Trust boundary note: `get_remote_address` uses `request.client.host`,
i.e. the TCP peer's IP. We deliberately do NOT trust `X-Forwarded-For`
because it is trivially spoofable by any client. Operators running
DECNET behind a reverse proxy get one shared bucket for the whole proxy
— that is an accepted limitation recorded in the threat model
(see `development/THREAT_MODEL.md` §Dashboard↔API, DA-08). Revisit when
we introduce a verified-proxy config.
"""
from __future__ import annotations
import json
import os
from typing import Any, Awaitable, Callable
from fastapi import Request
from slowapi import Limiter
from slowapi.util import get_remote_address
def _limiter_enabled() -> bool:
"""``DECNET_LIMITER_ENABLED=false`` disables the limiter process-wide.
Intended for stress / load testing, where a single Locust host
represents thousands of virtual users but shares one source IP and
one admin username — the real-world limits (10/5min per IP, per
user) would otherwise cap every run at 10 successful logins. The
default is ``true``; nobody should ever ship a release with this
off.
"""
return os.environ.get("DECNET_LIMITER_ENABLED", "true").lower() != "false"
# Single process-wide limiter. Importing modules pull this instance to
# apply `@limiter.limit(...)` decorators on their routes. Default
# headers off: FastAPI response_model handlers return dicts, not
# Starlette Response objects, and slowapi's header injection only
# supports the latter.
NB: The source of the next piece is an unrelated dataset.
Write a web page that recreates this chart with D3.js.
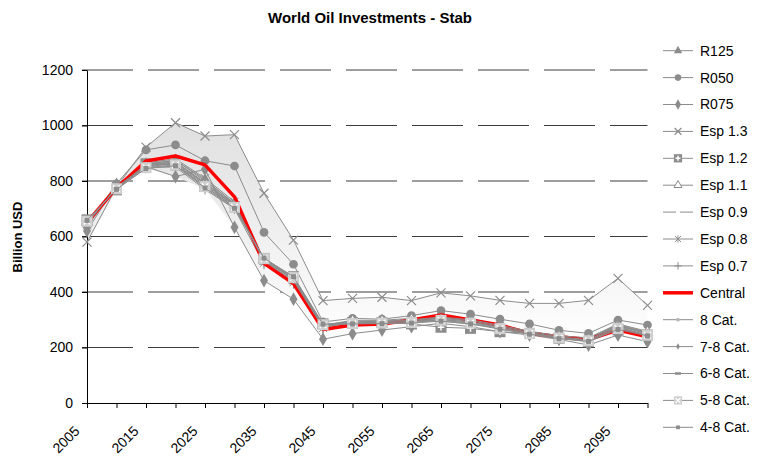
<!DOCTYPE html>
<html>
<head>
<meta charset="utf-8">
<script src="https://cdn.jsdelivr.net/npm/d3@7"></script>
<style>
  body { margin: 0; background: #fff; }
  svg { font-family: "Liberation Sans", Arial, sans-serif; }
</style>
</head>
<body>
<svg id="chart" width="766" height="463"></svg>
<script>
// years on the x axis, labels shown every 10 years
const years = d3.range(2005, 2101, 5)
const labelYears = [2005, 2015, 2025, 2035, 2045, 2055, 2065, 2075, 2085, 2095]
const yTicks = [0, 200, 400, 600, 800, 1000, 1200]

// series values (Billion USD)
const r125   = [655, 772, 862, 875, 805, 718, 516, 446, 280, 298, 298, 305, 315, 305, 282, 258, 243, 232, 282, 255]
const r050   = [640, 790, 912, 930, 873, 854, 615, 500, 292, 305, 302, 315, 333, 320, 302, 285, 262, 251, 299, 281]
const r075   = [620, 788, 852, 816, 842, 633, 441, 374, 230, 250, 263, 275, 287, 275, 257, 245, 229, 209, 245, 221]
const esp13  = [580, 778, 922, 1010, 962, 967, 756, 587, 369, 377, 381, 369, 397, 386, 370, 359, 359, 370, 449, 352]
const esp12  = [660, 768, 862, 858, 780, 707, 521, 455, 285, 290, 290, 285, 273, 269, 257, 251, 233, 221, 263, 245]
const esp11  = [650, 770, 855, 865, 790, 715, 515, 450, 280, 295, 295, 300, 295, 285, 270, 255, 240, 230, 275, 255]
const esp09  = [645, 775, 860, 875, 800, 720, 510, 440, 275, 290, 290, 295, 305, 295, 275, 255, 240, 232, 280, 250]
const esp08  = [640, 780, 865, 880, 810, 725, 505, 435, 270, 285, 288, 292, 310, 300, 278, 255, 238, 230, 282, 248]
const esp07  = [635, 782, 850, 850, 770, 700, 500, 430, 268, 280, 285, 290, 300, 292, 272, 250, 235, 225, 275, 242]
const central = [650, 775, 872, 890, 858, 743, 503, 430, 265, 281, 285, 299, 317, 299, 281, 251, 239, 229, 263, 239]
const cat8   = [645, 778, 858, 870, 790, 712, 512, 440, 272, 292, 295, 300, 310, 300, 280, 258, 242, 235, 285, 258]
const cat78  = [648, 776, 855, 868, 795, 716, 515, 445, 275, 290, 292, 298, 306, 297, 276, 254, 238, 228, 278, 250]
const cat68  = [652, 774, 852, 862, 785, 710, 518, 448, 278, 288, 290, 294, 302, 292, 272, 252, 236, 226, 272, 246]
const cat58  = [655, 772, 848, 858, 780, 705, 520, 452, 282, 286, 288, 290, 298, 288, 268, 250, 234, 224, 268, 244]
const cat48  = [658, 770, 845, 855, 775, 702, 522, 455, 284, 285, 286, 288, 295, 285, 266, 248, 232, 222, 265, 242]

const seriesNames = ["R125", "R050", "R075", "Esp 1.3", "Esp 1.2", "Esp 1.1", "Esp 0.9", "Esp 0.8", "Esp 0.7",
    "Central", "8 Cat.", "7-8 Cat.", "6-8 Cat.", "5-8 Cat.", "4-8 Cat."]
const seriesValues = [r125, r050, r075, esp13, esp12, esp11, esp09, esp08, esp07,
    central, cat8, cat78, cat68, cat58, cat48]
const markerKinds = ["tri", "circle", "diamond", "x", "sqplus", "tri-open", "gap", "star", "plus",
    "none", "smallcircle", "smalldiamond", "dash", "sqx", "smallsq"]

const grey = "#8c8c8c"
const svg = d3.select("#chart")

const x = d3.scalePoint().domain(years).range([87, 647.5])
const y = d3.scaleLinear().domain([0, 1200]).range([403, 70])

// title
svg.append("text")
    .attr("x", 370).attr("y", 23)
    .attr("text-anchor", "middle")
    .style("font-size", "15px").style("font-weight", "bold")
    .text("World Oil Investments - Stab")

svg.append("text")
    .attr("transform", "translate(22,237) rotate(-90)")
    .attr("text-anchor", "middle")
    .style("font-size", "13px").style("font-weight", "bold")
    .text("Billion USD")

// gridlines (dashed)
svg.append("g")
    .selectAll("line")
    .data(yTicks.filter(d => d > 0))
    .enter()
    .append("line")
    .attr("x1", 82).attr("x2", 647.5)
    .attr("y1", d => y(d)).attr("y2", d => y(d))
    .attr("stroke", "#3c3c3c")
    .attr("stroke-dasharray", "51,15")

// shaded band between min and max of all series
const grad = svg.append("defs").append("linearGradient")
    .attr("id", "band").attr("x1", 0).attr("x2", 0).attr("y1", 0).attr("y2", 1)
grad.append("stop").attr("offset", "0%").attr("stop-color", "#e0e0e0")
grad.append("stop").attr("offset", "100%").attr("stop-color", "#ffffff")

const band = years.map((yr, i) => ({
    yr: yr,
    hi: d3.max(seriesValues, s => s[i]),
    lo: d3.min(seriesValues, s => s[i])
}))
svg.append("path")
    .datum(band)
    .attr("fill", "url(#band)")
    .attr("d", d3.area().x(d => x(d.yr)).y0(d => y(d.lo)).y1(d => y(d.hi)))

// axes
const yAxis = svg.append("g")
    .attr("transform", "translate(87,0)")
    .call(d3.axisLeft(y).tickValues(yTicks).tickFormat(d3.format("d"))
        .tickSize(5).tickSizeOuter(0).tickPadding(9))
yAxis.select(".domain").attr("stroke", "#000")
yAxis.selectAll("text").style("font-size", "14px").style("fill", "#000")

const xAxis = svg.append("g")
    .attr("transform", "translate(0,403)")
    .call(d3.axisBottom(x).tickValues(years).tickSize(5).tickSizeOuter(0)
        .tickFormat(d => labelYears.includes(d) ? d : ""))
xAxis.select(".domain").attr("stroke", "#000")
xAxis.selectAll("text")
    .style("font-size", "14px").style("fill", "#000")
    .attr("text-anchor", "end")
    .attr("x", 0).attr("y", 0).attr("dy", 0)
    .attr("transform", "translate(-7,29) rotate(-45)")

// marker drawing
function drawMarker(g, kind, s) {
    const sym = (type, size) => d3.symbol().type(type).size(size * s * s)()
    if (kind === "tri") {
        g.append("path").attr("d", sym(d3.symbolTriangle, 55)).attr("fill", grey)
    } else if (kind === "circle") {
        g.append("path").attr("d", sym(d3.symbolCircle, 60)).attr("fill", grey)
    } else if (kind === "diamond") {
        g.append("path").attr("d", sym(d3.symbolDiamond, 55)).attr("fill", grey)
    } else if (kind === "x") {
        const r = 4.5 * s
        g.append("path").attr("d", `M${-r},${-r}L${r},${r}M${-r},${r}L${r},${-r}`)
            .attr("stroke", grey).attr("stroke-width", 1.2)
    } else if (kind === "sqplus") {
        const r = 5.5 * s
        g.append("rect").attr("x", -r).attr("y", -r).attr("width", 2 * r).attr("height", 2 * r).attr("fill", grey)
        g.append("path").attr("d", `M${-r * 0.6},0H${r * 0.6}M0,${-r * 0.6}V${r * 0.6}`)
            .attr("stroke", "#fff").attr("stroke-width", 1.5)
    } else if (kind === "tri-open") {
        g.append("path").attr("d", sym(d3.symbolTriangle, 50)).attr("fill", "#fff").attr("stroke", grey)
    } else if (kind === "gap") {
        g.append("path").attr("d", "M-2,0H2").attr("stroke", "#fff").attr("stroke-width", 2)
    } else if (kind === "star") {
        const r = 4 * s
        g.append("path").attr("d", `M${-r},${-r}L${r},${r}M${-r},${r}L${r},${-r}M0,${-r * 1.2}V${r * 1.2}`)
            .attr("stroke", grey)
    } else if (kind === "plus") {
        const r = 5 * s
        g.append("path").attr("d", `M${-r},0H${r}M0,${-r}V${r}`).attr("stroke", grey)
    } else if (kind === "smallcircle") {
        g.append("path").attr("d", sym(d3.symbolCircle, 20)).attr("fill", "#b8b8b8")
    } else if (kind === "smalldiamond") {
        g.append("path").attr("d", sym(d3.symbolDiamond, 22)).attr("fill", grey)
    } else if (kind === "dash") {
        g.append("path").attr("d", "M-3,0H3").attr("stroke", grey).attr("stroke-width", 2.5)
    } else if (kind === "sqx") {
        const r = 5.5 * s
        g.append("rect").attr("x", -r).attr("y", -r).attr("width", 2 * r).attr("height", 2 * r).attr("fill", "#cfcfcf")
        g.append("path").attr("d", `M${-r * 0.6},${-r * 0.6}L${r * 0.6},${r * 0.6}M${-r * 0.6},${r * 0.6}L${r * 0.6},${-r * 0.6}`)
            .attr("stroke", "#fff").attr("stroke-width", 1.3)
    } else if (kind === "smallsq") {
        const r = 2.5 * s
        g.append("rect").attr("x", -r).attr("y", -r).attr("width", 2 * r).attr("height", 2 * r).attr("fill", grey)
    }
}

// lines and markers
const line = d3.line().x((d, i) => x(years[i])).y(d => y(d))
seriesValues.forEach((vals, k) => {
    const isCentral = seriesNames[k] === "Central"
    svg.append("path")
        .datum(vals)
        .attr("fill", "none")
        .attr("stroke", isCentral ? "#ff0000" : grey)
        .attr("stroke-width", isCentral ? 3.5 : 1)
        .attr("stroke-linejoin", "round")
        .attr("d", line)
    vals.forEach((v, i) => {
        const g = svg.append("g").attr("transform", `translate(${x(years[i])},${y(v)})`)
        drawMarker(g, markerKinds[k], 1)
    })
})

// legend
const legend = svg.append("g")
seriesNames.forEach((name, k) => {
    const ly = 50.7 + k * 26.9
    const isCentral = name === "Central"
    legend.append("line")
        .attr("x1", 663).attr("x2", 693).attr("y1", ly).attr("y2", ly)
        .attr("stroke", isCentral ? "#ff0000" : grey)
        .attr("stroke-width", isCentral ? 3.5 : 1)
    const g = legend.append("g").attr("transform", `translate(678,${ly})`)
    drawMarker(g, markerKinds[k], 0.75)
    legend.append("text")
        .attr("x", 700).attr("y", ly)
        .attr("dy", "0.35em")
        .style("font-size", "14px")
        .text(name)
})
</script>
</body>
</html>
Legit clients can back off on their own from
# the 429 body; attackers ignore Retry-After anyway.
limiter: Limiter = Limiter(
key_func=get_remote_address,
storage_uri="memory://",
enabled=_limiter_enabled(),
)
def login_ip_key(request: Request) -> str:
"""Per-IP bucket key for the login endpoint.
Thin wrapper around slowapi's default so tests can monkey-patch this
module attribute without reaching into slowapi internals.
"""
return f"login-ip:{get_remote_address(request)}"
async def login_username_key(request: Request) -> str:
"""Per-username bucket key for the login endpoint.
Reads the request body to extract the claimed username. The body is
cached by Starlette, so FastAPI's subsequent Pydantic parsing still
sees the same bytes. Malformed bodies all collapse to a single
bucket — that is intentional; garbage traffic gets throttled as one
bad actor rather than offered an escape hatch.
"""
try:
body: bytes = await request.body()
data: Any = json.loads(body or b"{}")
username = data.get("username") if isinstance(data, dict) else None
if isinstance(username, str) and username:
return f"login-user:{username}"
except (json.JSONDecodeError, UnicodeDecodeError, ValueError):
pass
return "login-user:__unparseable__"
# Exported so tests can monkey-patch a synchronous counterpart if they
# need deterministic keys without parsing bodies.
LoginKeyFunc = Callable[[Request], Awaitable[str] | str]